The event included speeches, musical and dance performances and an awards ceremony. Allentown Schools Superintendent Carol Birks said the year's theme was "guiding lights."
- Allentown School District held a back-to-school celebration at the PPL Center in the city's downtown area
- The school year's theme is "guiding lights"
- The event included student artistic performances
"Illuminating student success and embracing excellence," she said. "Embracing excellence for all of our learners and all of our staff so that we can become one of the highest performing districts in Pennsylvania."
Birks highlighted some of the successes she said the district had recently accomplished, such as improvements by some individual schools on the Pennsylvania System of State Assessments, known as the PSSAs. They are administered to students in grades three through eight to test proficiency in English language arts, math and science.
Birks also pointed to four schools that decreased the rates of chronic absenteeism and said chronic absenteeism rates districtwide has also gone down. Districts across the Valley, including Allentown, have seen high numbers of chronically absent and truant students over the last two years.
"Are we expanding opportunity or are we reproducing inequities?"Pedro Noguera, distinguished education professor at the Graduate School of Education and Information Studies at UCLA and event keynote speaker
The keynote speaker, Pedro Noguera, emphasized the importance of equity in providing youth with a quality education. A sociologist and author, Noguera is a professor at the Graduate School of Education and Information Studies at UCLA. His research focuses on ways schools are influenced by social and economic conditions, as well as by demographic trends.

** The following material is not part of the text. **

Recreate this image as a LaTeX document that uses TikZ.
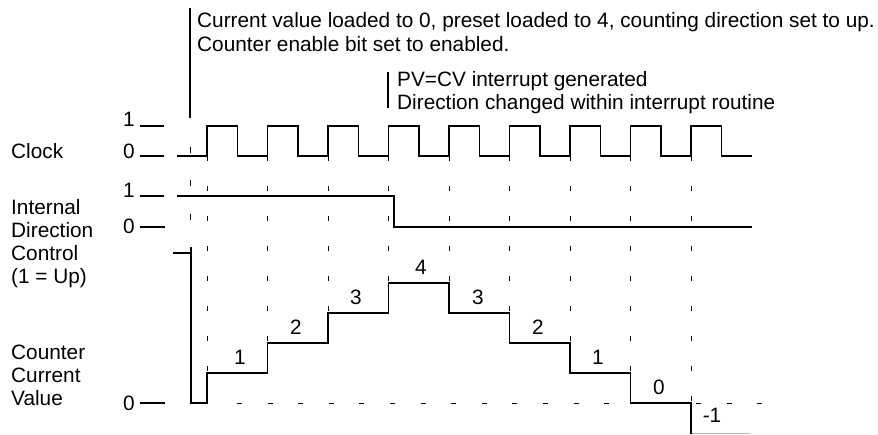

He said students who need it the most to improve their lives are often the hardest to serve. Typical barriers included the tendency to see teaching and learning as disconnected, unequal access to external support and ignoring the need to compensate for the effects of inequality outside of school, he said.
"Are we expanding opportunity or are we reproducing inequities," Noguera said. "I pose it this way because across the country what we typically see is that the backgrounds of kids are determining who's most successful."
The program ended with an awards ceremony, where students, teachers and support personnel were honored. Teacher of the Year was given to Ali Wight, school counselor at Dodd Elementary School.